■ **WHAT IS EXPECTED**
Write out the listing beneath this instruction in its entirety, exactly as it reads.

## start

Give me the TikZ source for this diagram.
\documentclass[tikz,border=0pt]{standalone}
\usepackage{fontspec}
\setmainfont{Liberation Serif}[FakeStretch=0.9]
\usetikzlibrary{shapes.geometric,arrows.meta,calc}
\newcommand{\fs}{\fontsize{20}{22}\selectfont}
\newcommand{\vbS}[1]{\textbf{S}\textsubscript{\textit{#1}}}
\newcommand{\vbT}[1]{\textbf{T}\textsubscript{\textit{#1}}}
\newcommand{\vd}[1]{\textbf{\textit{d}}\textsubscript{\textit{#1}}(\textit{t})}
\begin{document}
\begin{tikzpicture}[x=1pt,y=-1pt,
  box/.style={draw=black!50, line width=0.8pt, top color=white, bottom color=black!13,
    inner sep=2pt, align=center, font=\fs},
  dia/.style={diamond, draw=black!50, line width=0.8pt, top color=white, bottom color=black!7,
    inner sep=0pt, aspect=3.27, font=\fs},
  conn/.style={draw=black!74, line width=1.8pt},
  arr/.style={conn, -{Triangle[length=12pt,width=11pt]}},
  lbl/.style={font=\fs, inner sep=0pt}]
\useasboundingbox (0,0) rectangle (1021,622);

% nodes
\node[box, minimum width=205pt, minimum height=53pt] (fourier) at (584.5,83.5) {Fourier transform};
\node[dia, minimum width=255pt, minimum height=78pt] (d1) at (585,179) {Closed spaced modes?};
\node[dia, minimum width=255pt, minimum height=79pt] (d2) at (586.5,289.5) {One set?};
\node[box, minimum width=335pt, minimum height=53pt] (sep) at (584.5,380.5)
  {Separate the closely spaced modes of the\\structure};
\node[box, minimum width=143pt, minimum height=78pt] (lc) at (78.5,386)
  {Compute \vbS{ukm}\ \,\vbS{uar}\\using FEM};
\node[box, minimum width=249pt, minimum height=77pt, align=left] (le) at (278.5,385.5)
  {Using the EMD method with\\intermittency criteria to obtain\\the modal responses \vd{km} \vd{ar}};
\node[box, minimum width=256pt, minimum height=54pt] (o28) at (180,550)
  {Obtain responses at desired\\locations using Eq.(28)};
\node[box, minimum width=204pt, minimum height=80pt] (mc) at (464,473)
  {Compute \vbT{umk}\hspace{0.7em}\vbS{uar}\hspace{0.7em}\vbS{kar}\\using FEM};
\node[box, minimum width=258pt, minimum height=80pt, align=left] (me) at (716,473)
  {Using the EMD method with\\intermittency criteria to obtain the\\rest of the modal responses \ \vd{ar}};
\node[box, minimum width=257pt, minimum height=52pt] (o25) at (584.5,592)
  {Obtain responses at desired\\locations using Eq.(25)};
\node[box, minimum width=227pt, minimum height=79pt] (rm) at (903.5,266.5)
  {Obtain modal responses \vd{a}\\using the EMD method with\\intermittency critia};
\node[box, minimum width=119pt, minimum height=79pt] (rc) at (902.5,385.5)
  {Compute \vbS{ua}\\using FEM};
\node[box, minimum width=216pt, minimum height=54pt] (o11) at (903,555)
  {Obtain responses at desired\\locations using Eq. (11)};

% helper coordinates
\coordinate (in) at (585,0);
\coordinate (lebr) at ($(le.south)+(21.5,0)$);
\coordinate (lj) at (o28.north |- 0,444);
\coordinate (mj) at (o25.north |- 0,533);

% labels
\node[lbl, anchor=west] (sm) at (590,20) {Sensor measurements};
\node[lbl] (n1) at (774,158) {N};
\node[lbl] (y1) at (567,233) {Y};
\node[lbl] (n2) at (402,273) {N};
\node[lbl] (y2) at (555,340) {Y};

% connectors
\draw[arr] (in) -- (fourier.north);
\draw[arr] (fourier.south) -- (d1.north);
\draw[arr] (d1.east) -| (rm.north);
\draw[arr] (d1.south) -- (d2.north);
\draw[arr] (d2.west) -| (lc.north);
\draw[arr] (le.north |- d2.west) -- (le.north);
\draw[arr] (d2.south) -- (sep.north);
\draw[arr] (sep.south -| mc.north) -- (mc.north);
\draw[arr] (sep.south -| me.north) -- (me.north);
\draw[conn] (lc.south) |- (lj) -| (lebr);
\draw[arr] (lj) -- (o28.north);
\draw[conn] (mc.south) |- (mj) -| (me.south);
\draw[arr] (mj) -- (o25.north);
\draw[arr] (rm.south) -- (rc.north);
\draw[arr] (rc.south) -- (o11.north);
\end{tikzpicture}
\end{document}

## end

■ **RESPONSE**
Give me the TikZ source for this diagram.
\documentclass[tikz,border=0pt]{standalone}
\usepackage{fontspec}
\setmainfont{Liberation Serif}[FakeStretch=0.9]
\usetikzlibrary{shapes.geometric,arrows.meta,calc}
\newcommand{\fs}{\fontsize{20}{22}\selectfont}
\newcommand{\vbS}[1]{\textbf{S}\textsubscript{\textit{#1}}}
\newcommand{\vbT}[1]{\textbf{T}\textsubscript{\textit{#1}}}
\newcommand{\vd}[1]{\textbf{\textit{d}}\textsubscript{\textit{#1}}(\textit{t})}
\begin{document}
\begin{tikzpicture}[x=1pt,y=-1pt,
  box/.style={draw=black!50, line width=0.8pt, top color=white, bottom color=black!13,
    inner sep=2pt, align=center, font=\fs},
  dia/.style={diamond, draw=black!50, line width=0.8pt, top color=white, bottom color=black!7,
    inner sep=0pt, aspect=3.27, font=\fs},
  conn/.style={draw=black!74, line width=1.8pt},
  arr/.style={conn, -{Triangle[length=12pt,width=11pt]}},
  lbl/.style={font=\fs, inner sep=0pt}]
\useasboundingbox (0,0) rectangle (1021,622);

% nodes
\node[box, minimum width=205pt, minimum height=53pt] (fourier) at (584.5,83.5) {Fourier transform};
\node[dia, minimum width=255pt, minimum height=78pt] (d1) at (585,179) {Closed spaced modes?};
\node[dia, minimum width=255pt, minimum height=79pt] (d2) at (586.5,289.5) {One set?};
\node[box, minimum width=335pt, minimum height=53pt] (sep) at (584.5,380.5)
  {Separate the closely spaced modes of the\\structure};
\node[box, minimum width=143pt, minimum height=78pt] (lc) at (78.5,386)
  {Compute \vbS{ukm}\ \,\vbS{uar}\\using FEM};
\node[box, minimum width=249pt, minimum height=77pt, align=left] (le) at (278.5,385.5)
  {Using the EMD method with\\intermittency criteria to obtain\\the modal responses \vd{km} \vd{ar}};
\node[box, minimum width=256pt, minimum height=54pt] (o28) at (180,550)
  {Obtain responses at desired\\locations using Eq.(28)};
\node[box, minimum width=204pt, minimum height=80pt] (mc) at (464,473)
  {Compute \vbT{umk}\hspace{0.7em}\vbS{uar}\hspace{0.7em}\vbS{kar}\\using FEM};
\node[box, minimum width=258pt, minimum height=80pt, align=left] (me) at (716,473)
  {Using the EMD method with\\intermittency criteria to obtain the\\rest of the modal responses \ \vd{ar}};
\node[box, minimum width=257pt, minimum height=52pt] (o25) at (584.5,592)
  {Obtain responses at desired\\locations using Eq.(25)};
\node[box, minimum width=227pt, minimum height=79pt] (rm) at (903.5,266.5)
  {Obtain modal responses \vd{a}\\using the EMD method with\\intermittency critia};
\node[box, minimum width=119pt, minimum height=79pt] (rc) at (902.5,385.5)
  {Compute \vbS{ua}\\using FEM};
\node[box, minimum width=216pt, minimum height=54pt] (o11) at (903,555)
  {Obtain responses at desired\\locations using Eq. (11)};

% helper coordinates
\coordinate (in) at (585,0);
\coordinate (lebr) at ($(le.south)+(21.5,0)$);
\coordinate (lj) at (o28.north |- 0,444);
\coordinate (mj) at (o25.north |- 0,533);

% labels
\node[lbl, anchor=west] (sm) at (590,20) {Sensor measurements};
\node[lbl] (n1) at (774,158) {N};
\node[lbl] (y1) at (567,233) {Y};
\node[lbl] (n2) at (402,273) {N};
\node[lbl] (y2) at (555,340) {Y};

% connectors
\draw[arr] (in) -- (fourier.north);
\draw[arr] (fourier.south) -- (d1.north);
\draw[arr] (d1.east) -| (rm.north);
\draw[arr] (d1.south) -- (d2.north);
\draw[arr] (d2.west) -| (lc.north);
\draw[arr] (le.north |- d2.west) -- (le.north);
\draw[arr] (d2.south) -- (sep.north);
\draw[arr] (sep.south -| mc.north) -- (mc.north);
\draw[arr] (sep.south -| me.north) -- (me.north);
\draw[conn] (lc.south) |- (lj) -| (lebr);
\draw[arr] (lj) -- (o28.north);
\draw[conn] (mc.south) |- (mj) -| (me.south);
\draw[arr] (mj) -- (o25.north);
\draw[arr] (rm.south) -- (rc.north);
\draw[arr] (rc.south) -- (o11.north);
\end{tikzpicture}
\end{document}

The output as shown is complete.